Example minimal configuration¶
Example of a minimal Keepalived configuration for three LXD cluster members (m1
, m2
, and m3
):
keepalived.conf
on m1¶vrrp_instance VI_1 {
state MASTER
interface enp5s0
virtual_router_id 41
priority 200
advert_int 1
virtual_ipaddress {
192.0.2.50/24
}
}
keepalived.conf
on m2 and m3¶vrrp_instance VI_1 {
state BACKUP
interface enp5s0
virtual_router_id 41
priority 100
advert_int 1
virtual_ipaddress {
192.0.2.50/24
}
}
Restart the keepalived
service on each cluster member after creating or editing its configuration file:
sudo systemctl restart keepalived
On m1
(the cluster member designated as MASTER
), run the following command, using the interface you configured in keepalived.conf
:
ubuntu@m1:~$
ip -br addr show <interface>
Confirm that in the output, you can see the VIP as an IP address of the interface.
Test the example configuration¶
This section describes how to conduct a basic test of the example Keepalived configuration, using the CLI.
First, create a container on each of the cluster members. This can be performed from any of the cluster members, using the --target
flag. Example:
ubuntu@m1:~$
lxc init ubuntu:24.04 c1 --target m1
Creating c1
ubuntu@m1:~$
lxc init ubuntu:24.04 c2 --target m2
Creating c2
ubuntu@m1:~$
lxc init ubuntu:24.04 c3 --target m3
Creating c3
Run the following command from any cluster member to list the created instances:
lxc list
Confirm that the containers each exist on a different cluster member.
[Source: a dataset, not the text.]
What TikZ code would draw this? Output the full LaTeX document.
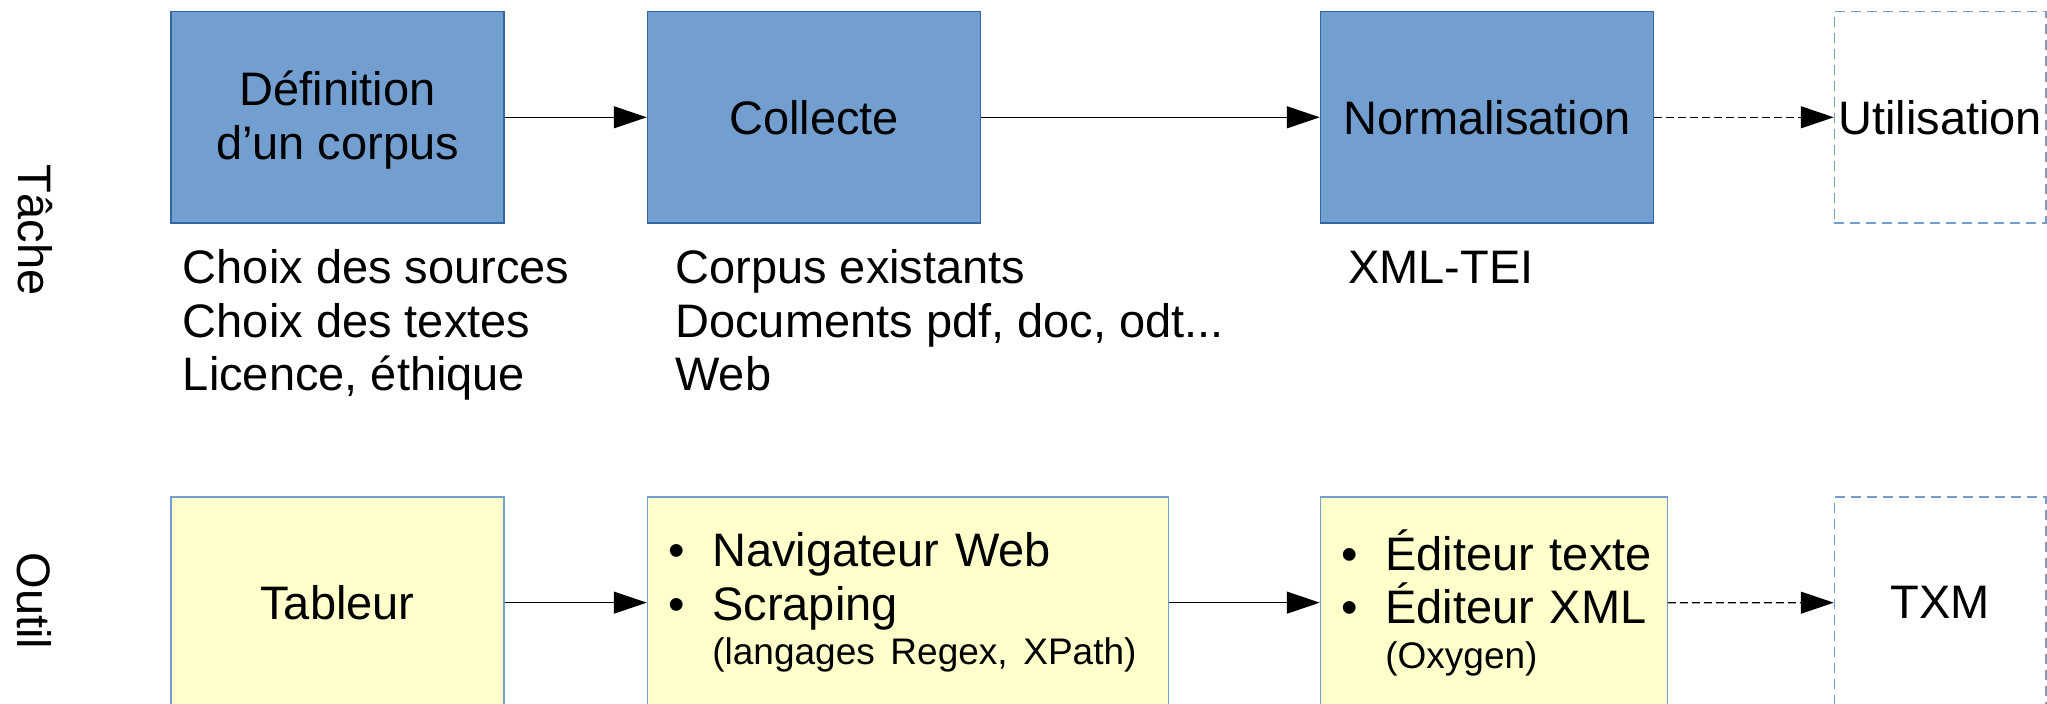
\documentclass[tikz,border=0pt]{standalone}
\usepackage{fontspec}
\setmainfont{Liberation Sans}
\usetikzlibrary{positioning,arrows.meta}

\definecolor{tachefill}{HTML}{729FCF}
\definecolor{tacheline}{HTML}{3465A4}
\definecolor{outilfill}{HTML}{FFFFCC}
\definecolor{outilline}{HTML}{729FCF}

\newcommand{\grand}{\fontsize{23.5pt}{26.75pt}\selectfont}
\newcommand{\petit}{\fontsize{18.5pt}{21pt}\selectfont}
\newcommand{\puce}[1]{\mbox{\makebox[22pt][l]{\textbullet}#1}}
\newcommand{\detail}[1]{\mbox{\hspace*{22pt}\petit #1}}

\tikzset{
  tache/.style={draw=tacheline, fill=tachefill, line width=0.75pt,
    minimum width=166.5pt, minimum height=105.65pt, inner sep=0pt,
    align=center, font=\grand},
  outil/.style={tache, draw=outilline, fill=outilfill, line width=0.6pt},
  liste/.style={outil, inner xsep=10.5pt, align=left},
  futur/.style={draw=outilline, line width=0.7pt, dash pattern=on 5pt off 3pt,
    minimum width=105.75pt, minimum height=105.65pt, inner sep=0pt, font=\grand},
  note/.style={inner sep=0pt, align=left, font=\grand, anchor=base west},
  rangee/.style={rotate=-90, inner sep=0pt, font=\grand},
  pointille/.style={dash pattern=on 4pt off 2pt},
}

\begin{document}
\begin{tikzpicture}[>={Triangle[length=16.5pt,width=11pt]}, line width=0.65pt]
  \useasboundingbox (0,0) rectangle (1023.5pt,-352pt);

  % taches
  \node[tache] (t1) at (168.75pt,-58.65pt) {\rule{0pt}{20pt}Définition\\d’un corpus};
  \node[tache, right=71pt of t1] (t2) {Collecte};
  \node[tache, right=169.25pt of t2] (t3) {Normalisation};
  \node[futur, right=89.75pt of t3] (t4) {Utilisation};

  % base = derniere ligne
  \node[note] (n1) at ([shift={(6pt,-83.5pt)}]t1.south west) {Choix des sources\\Choix des textes\\Licence, éthique};
  \node[note] (n2) at ([shift={(14pt,-83.5pt)}]t2.south west) {Corpus existants\\Documents pdf, doc, odt...\\Web};
  \node[note] (n3) at ([shift={(13.8pt,-30pt)}]t3.south west) {XML-TEI};

  % outils
  \node[outil, below=136.35pt of t1] (o1) {Tableur};
  \node[liste, text width=239.5pt, below=136.35pt of t2.south west, anchor=north west] (o2)
    {\puce{Navigateur Web}\\\puce{Scraping}\\[-4.4pt]\detail{(langages Regex, XPath)}};
  \node[liste, text width=152.5pt, below=136.35pt of t3.south west, anchor=north west] (o3)
    {\puce{Éditeur texte}\\\puce{Éditeur XML}\\[-4.4pt]\detail{(Oxygen)}};
  \node[futur, below=136.35pt of t4] (o4) {TXM};

  \node[rangee] (lt) at (17.5pt,-115pt) {Tâche};
  \node[rangee] (lo) at (17.25pt,-300.5pt) {Outil};

  \draw[->] (t1) -- (t2);
  \draw[->] (t2) -- (t3);
  \draw[->, pointille] (t3) -- (t4);
  \draw[->] (o1) -- (o2);
  \draw[->] (o2) -- (o3);
  \draw[->, pointille] (o3) -- (o4);
\end{tikzpicture}
\end{document}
Next, you need a client LXD server that can access the network used by the cluster for external connectivity. On it, add the VIP as a remote server:
ubuntu@my-client:~$
lxc remote add my-cluster 192.0.2.50
Then check the list of instances running on the cluster from the client machine. Example:
ubuntu@my-client:~$
lxc list my-cluster:
The output shown should match what you see when you run lxc list
on any of the cluster members.
Finally, take the cluster member configured as the Keepalived MASTER
offline so that it is no longer reachable. This should cause Keepalived to automatically move the VIP to one of the BACKUP
servers.
From the client server, list the instances running on the cluster once more, using the same command as before. You should see the same list as before, with the exception that the container running on the offline cluster member now displays an ERROR
state. This confirms that you can still run remote commands on the client, meaning that Keepalived has reassigned the MASTER
role to another cluster member.
Configuration keys¶
In this section, we provide brief descriptions of the configuration keys used in this guide. Keep in mind that our example minimal configuration does not include authentication and other settings that might be relevant in production. For full configuration details, refer to the official Keepalived documentation.
state
:Only one cluster member can be designated the
MASTER
state. The rest must be set asBACKUP
.interface
This is the interface that carries the subnet used for client access to the cluster. On clusters using OVN networking, this is the uplink network.
virtual_router_id
The
virtual_router_id
must be the same in all cluster members. This assigns the cluster members to the same virtual router.priority
This determines the order in which the VIP is allocated to a cluster member. The
MASTER
must always have a higher priority number than anyBACKUP
. TheBACKUP
servers can use the same number to let Keepalived choose the priority, or you can set a specific priority for each server.advert_int
The
advert_int
key sets the advertisement internal (in seconds). TheMASTER
sends VRRP advertisements at this interval to tellBACKUP
servers that it’s online. TheBACKUP
servers assume that theMASTER
is offline if it stops sending these.virtual_ipaddress
This is the VIP exposed for access to the cluster. Select an unused IP from the subnet used for external access by the cluster. It must be identical on all cluster members.
Load balancing¶
Using a VIP to route requests to a single cluster member can cause high load on that machine. Keepalived also provides a framework for load balancing, using the Linux Virtual Server (IPVS) kernel module. For details, see the Keepalived documentation.
Alternatively, consider combining Keepalived with an implementation of HAProxy. HAProxy is a reverse proxy that can redirect traffic for both TCP and HTTP protocols, which means that it can handle load balancing both API and UI traffic for LXD clusters.
HAProxy can also support the use of ACME (Automatic Certificate Management Environment) services such as Let’s Encrypt to automate renewing certificates for UI access. For details, see: TLS server certificate.